* BEGIN *

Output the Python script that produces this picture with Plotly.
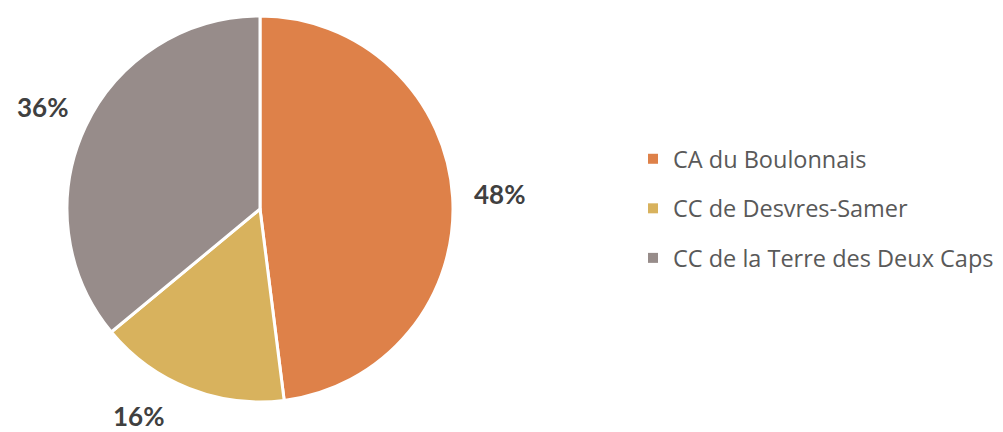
import math
import plotly.graph_objects as go

categories = ["CA du Boulonnais", "CC de Desvres-Samer", "CC de la Terre des Deux Caps"]
values = [48, 16, 36]
colors = ["#DE8149", "#D8B25D", "#978C8A"]

W, H = 1003, 432
cx, cy, r = 260, 209, 193

fig = go.Figure()
fig.add_trace(go.Pie(
    labels=categories, values=values, sort=False, direction="clockwise", rotation=0,
    marker=dict(colors=colors, line=dict(color="white", width=3)),
    textinfo="none", hoverinfo="label+percent", showlegend=False,
    domain=dict(x=[(cx - r) / W, (cx + r) / W], y=[1 - (cy + r) / H, 1 - (cy - r) / H]),
))

# legend entries
for i, (cat, col) in enumerate(zip(categories, colors)):
    fig.add_trace(go.Scatter(x=[None], y=[None], mode="markers", name=cat,
                             legendgroup=f"g{i}",
                             marker=dict(symbol="square", size=10, color=col)))

# percentage labels outside the pie (kept inside the canvas by sliding along the circle)
total = sum(values)
cum = 0
label_r = 240
max_y = H - 16
for v in values:
    mid = (cum + v / 2) / total * 2 * math.pi
    cum += v
    px = cx + label_r * math.sin(mid)
    py = cy - label_r * math.cos(mid)
    if py > max_y:
        dy = max_y - cy
        dx = math.sqrt(label_r ** 2 - dy ** 2)
        px = cx + (dx if px > cx else -dx)
        py = max_y
    fig.add_annotation(x=px / W, y=1 - py / H, xref="paper", yref="paper",
                       xanchor="center", yanchor="middle", borderpad=0,
                       text=f"{round(v / total * 100)}%", showarrow=False,
                       font=dict(family="Lato", size=26, color="#404040", weight="bold"))

fig.update_layout(
    width=W, height=H, margin=dict(l=0, r=0, t=0, b=0, autoexpand=False),
    paper_bgcolor="white", plot_bgcolor="white",
    xaxis=dict(visible=False), yaxis=dict(visible=False),
    legend=dict(x=633 / W, y=1 - 137 / H, xanchor="left", yanchor="top",
                font=dict(family="Open Sans", size=23.5, color="#595959"),
                tracegroupgap=16, itemwidth=30),
)
fig.write_html("out.html", config={"displayModeBar": False},
               post_script="document.body.style.margin='0px';")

* END *

Copy each line in full and exactly, omitting any picture.

* OUTPUT OF THE TASK *
Output the Python script that produces this picture with Plotly.
import math
import plotly.graph_objects as go

categories = ["CA du Boulonnais", "CC de Desvres-Samer", "CC de la Terre des Deux Caps"]
values = [48, 16, 36]
colors = ["#DE8149", "#D8B25D", "#978C8A"]

W, H = 1003, 432
cx, cy, r = 260, 209, 193

fig = go.Figure()
fig.add_trace(go.Pie(
    labels=categories, values=values, sort=False, direction="clockwise", rotation=0,
    marker=dict(colors=colors, line=dict(color="white", width=3)),
    textinfo="none", hoverinfo="label+percent", showlegend=False,
    domain=dict(x=[(cx - r) / W, (cx + r) / W], y=[1 - (cy + r) / H, 1 - (cy - r) / H]),
))

# legend entries
for i, (cat, col) in enumerate(zip(categories, colors)):
    fig.add_trace(go.Scatter(x=[None], y=[None], mode="markers", name=cat,
                             legendgroup=f"g{i}",
                             marker=dict(symbol="square", size=10, color=col)))

# percentage labels outside the pie (kept inside the canvas by sliding along the circle)
total = sum(values)
cum = 0
label_r = 240
max_y = H - 16
for v in values:
    mid = (cum + v / 2) / total * 2 * math.pi
    cum += v
    px = cx + label_r * math.sin(mid)
    py = cy - label_r * math.cos(mid)
    if py > max_y:
        dy = max_y - cy
        dx = math.sqrt(label_r ** 2 - dy ** 2)
        px = cx + (dx if px > cx else -dx)
        py = max_y
    fig.add_annotation(x=px / W, y=1 - py / H, xref="paper", yref="paper",
                       xanchor="center", yanchor="middle", borderpad=0,
                       text=f"{round(v / total * 100)}%", showarrow=False,
                       font=dict(family="Lato", size=26, color="#404040", weight="bold"))

fig.update_layout(
    width=W, height=H, margin=dict(l=0, r=0, t=0, b=0, autoexpand=False),
    paper_bgcolor="white", plot_bgcolor="white",
    xaxis=dict(visible=False), yaxis=dict(visible=False),
    legend=dict(x=633 / W, y=1 - 137 / H, xanchor="left", yanchor="top",
                font=dict(family="Open Sans", size=23.5, color="#595959"),
                tracegroupgap=16, itemwidth=30),
)
fig.write_html("out.html", config={"displayModeBar": False},
               post_script="document.body.style.margin='0px';")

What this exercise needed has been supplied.